The 30-year-old from Bua who graduated with a Diploma in Information Technology was among the 1606 students who take on another chapter in their life.

“We’ve finally made it; this is the day we were dreaming off and the culmination of all the hard work, many hours of anxiety and stress and of course the sleepless nights.

“Our dreams and aspirations to pursue quality education at the University of the South Pacific has finally paid off. It has been a humbling yet exciting experience. At first it was kind a difficult for me but then I started to adapt to the teaching environment; I hope to further my studies with USP till I successfully complete my Masters,” he said.

 

Food for fees

Selling food parcels was how Naomi Navoce started financing her studies at USP

Despite being physically challenged, the 50-year-old’s struggles finally paid off when she graduated with a Bachelor of Arts.

“I started off as a private student before securing a scholarship.

“It was challenging. I started selling food parcels and I am very well known to the USP staff for that,” Ms Navoce said.

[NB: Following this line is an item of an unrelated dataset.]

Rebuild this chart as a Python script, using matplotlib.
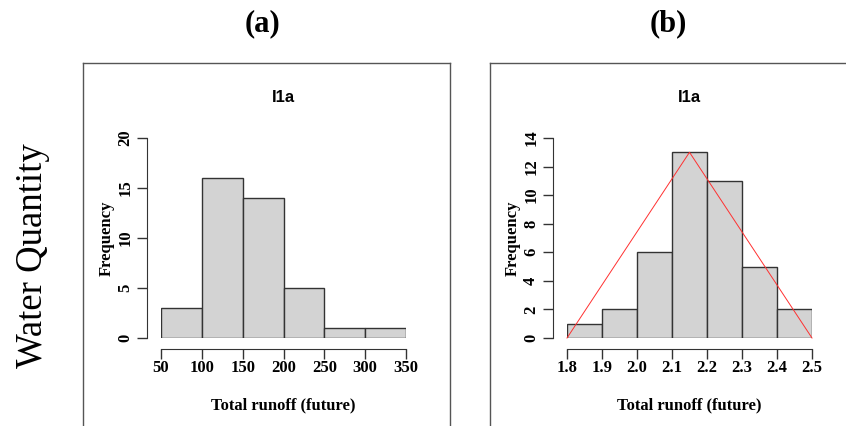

Ms Navoce said she was able to secure a scholarship in 2001 and she stayed on campus until she completed 18 units and worked in Nadi.

“I moved back to Suva in 2010; last semester through my employer, the Pacific Disability Forum Staff development programme they paid for the last two units which enabled me to complete my studies and I am grateful for their assistance.

“When I first enrolled at USP in 1999 and then leaving in 2005; the challenges was the environment; moving from one tutorial room to another was a problem because there were no ramps at that time.

“As years went by I have noticed the changes at USP; I must acknowledge the institution for developing a disability policy to enable us to further our studies,” she said.